The effect was immediate and large, particularly in urban hubs which could no longer rely on federally funded centers to house their transient populations. San Francisco’s skid row—Howard Street, between Third and Fourth Streets—became a hub of activity for the homeless and jobless because of the presence of employment agencies. In 1937, Dorothea Lange captured the men who gathered there as they looked at the job boards, gambled with pennies in the street, drank, and slept on the sidewalks.
“In New York City, private agencies, straining to take care of their own, could not absorb the transient,” writes Joan M. Crouse in her 1986 book The Homeless Transient in the Great Depression. “A one-night census of the city conducted by the Emergency Relief Bureau found 6,000 men sleeping in subways, parks, abandoned buildings, terminals, and similar makeshift shelters.” Roosevelt’s rejection of direct relief would have a lasting effect on the way homelessness was dealt with in the United States, right up to present day.
Then
Dorothea Lange, 1936
Nipomo, California
Courtesy of the Library of Congress
Now
Rosalind Fox Solomon, 2018–19
New York City
Now
Rosalind Fox Solomon, 2018–19
New York City
Rosalind Fox Solomon has been photographing ordinary people for nearly 50 years. Working in black and white, the New York-based photographer has documented those facing hardship—such as people living with AIDS, mothers living in poverty, or patients recovering in hospitals—with a singular dignity. Solomon does not approach her subjects as a street photographer, but, rather, as a portraitist; her subjects know she is taking their picture, and they have granted her their permission.
For Federal Project No. 2, Solomon photographed those living on the street in New York, a city where nearly 80,000 people are homeless. As always in Solomon’s work, their willingness to be photographed is an essential element of the interaction. Below, Solomon explains her process.
How I see someone—through the camera lens, through my own eyes—is crucial to my work. I try to approach people with some understanding about their lives. For this project, I found homeless men and women on the street, I learned something about them during brief conversations, and then I looked directly and carefully at them through my camera.
What unites my subjects is that all of them are, somehow or another, on the fringes of society. I have lived in New York since the early 1980s, photographing people I might meet on the street or in the park, though never specifically looking out for the homeless.

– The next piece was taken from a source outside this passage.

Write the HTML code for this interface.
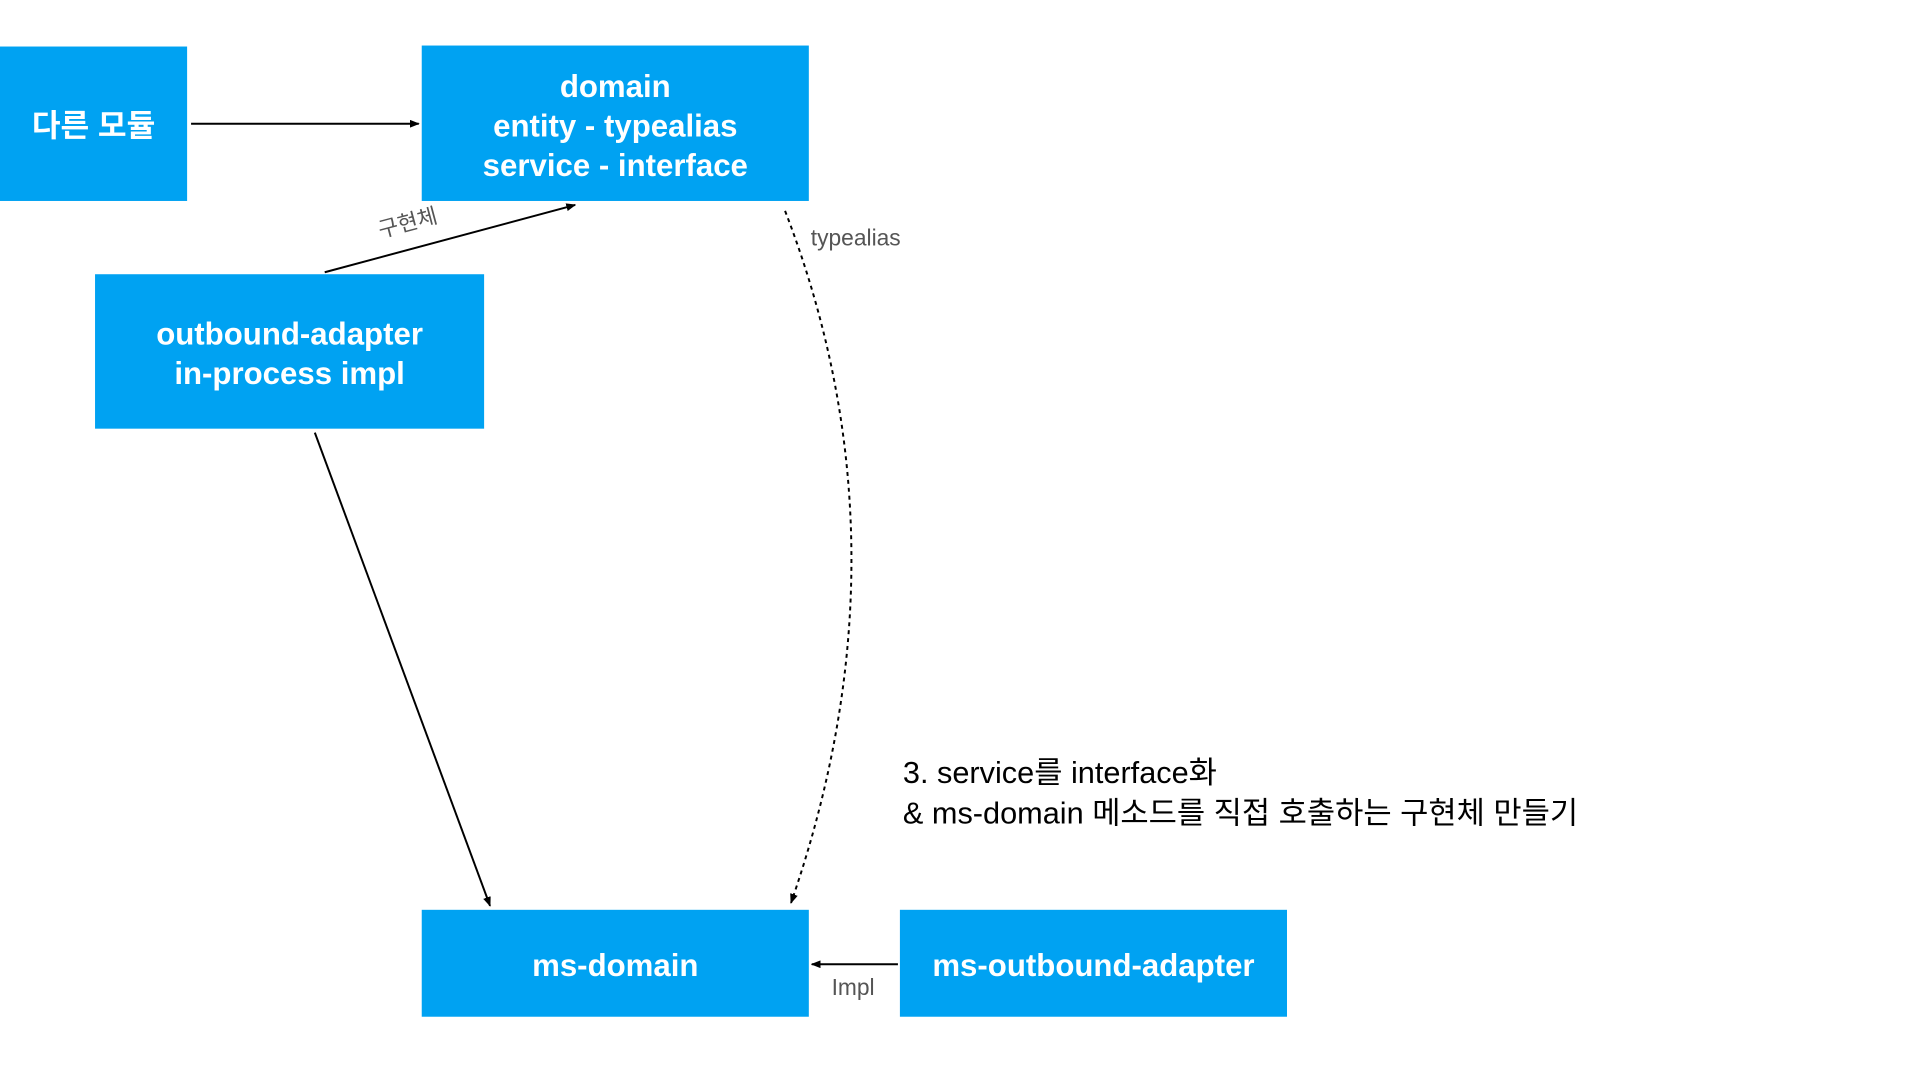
<!DOCTYPE html>
<html><head><meta charset="utf-8"><style>
html,body{margin:0;padding:0;background:#fff;width:1920px;height:1080px;overflow:hidden;position:relative;font-family:"Liberation Sans","Noto Sans CJK KR",sans-serif}
#w{position:absolute;left:0;top:0;width:1920px;height:1080px;transform:scale(0.99);transform-origin:0 0}
.b{position:absolute;background:#00a2f2;color:#fff;display:flex;align-items:center;justify-content:center;text-align:center;font-size:31.5px;font-weight:bold;line-height:40px;padding-top:4px;box-sizing:border-box}
.t{position:absolute;white-space:nowrap}
</style></head><body><div id="w">
<div class="b" style="left:0;top:47px;width:189px;height:156px">다른 모듈</div>
<div class="b" style="left:426px;top:46px;width:391px;height:157px">domain<br>entity - typealias<br>service - interface</div>
<div class="b" style="left:96px;top:277px;width:393px;height:156px">outbound-adapter<br>in-process impl</div>
<div class="b" style="left:426px;top:919px;width:391px;height:108px">ms-domain</div>
<div class="b" style="left:909px;top:919px;width:391px;height:108px">ms-outbound-adapter</div>
<svg width="1920" height="1080" style="position:absolute;left:0;top:0">
<defs><marker id="a" markerWidth="10" markerHeight="8" refX="9" refY="4" orient="auto" markerUnits="userSpaceOnUse"><path d="M0,0 L10,4 L0,8 z" fill="#000"/></marker></defs>
<g stroke="#000" stroke-width="2" fill="none">
<line x1="193" y1="125" x2="423" y2="125" marker-end="url(#a)"/>
<line x1="328" y1="275" x2="581" y2="207" marker-end="url(#a)"/>
<line x1="318" y1="437" x2="495" y2="915" marker-end="url(#a)"/>
<line x1="907" y1="974" x2="820" y2="974" marker-end="url(#a)"/>
<path d="M793,213 Q924,552 799,912" stroke-dasharray="4,4" marker-end="url(#a)"/>
</g>
</svg>
<div class="t" style="left:378px;top:216px;font-size:22px;color:#555;transform:rotate(-15deg);transform-origin:left top">구현체</div>
<div class="t" style="left:819px;top:227px;font-size:23px;color:#555">typealias</div>
<div class="t" style="left:840px;top:984px;font-size:23px;color:#555">Impl</div>
<div class="t" style="left:912px;top:760px;font-size:31px;color:#000;line-height:41px">3. service를 interface화<br>&amp; ms-domain 메소드를 직접 호출하는 구현체 만들기</div>
</div></body></html>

I usually want my subjects to look directly at me. As I focus, they stare into my viewfinder. Although these are just a few individuals, they stand for the immense homeless population in New York and throughout the United States. The best that I can do is to enable the viewer to see what I saw. My subjects are all people who are on the fringes of society, people who we do not always look at. Perhaps that is because when we do, we feel guilty; when we do look, we question our own humanity.
When I photographed this boy (above) more than 30 years ago, I had been photographing passersby in New York. When I saw this child on the streets asking for help, I was shocked. I had seen that in Kolkata, but not in New York. I gave him money for food.
I hope that viewers with awareness of their own comfortable lives will look and feel the sadness of these homeless people and ask themselves why, in our abundant society, we cannot do more to alleviate this situation.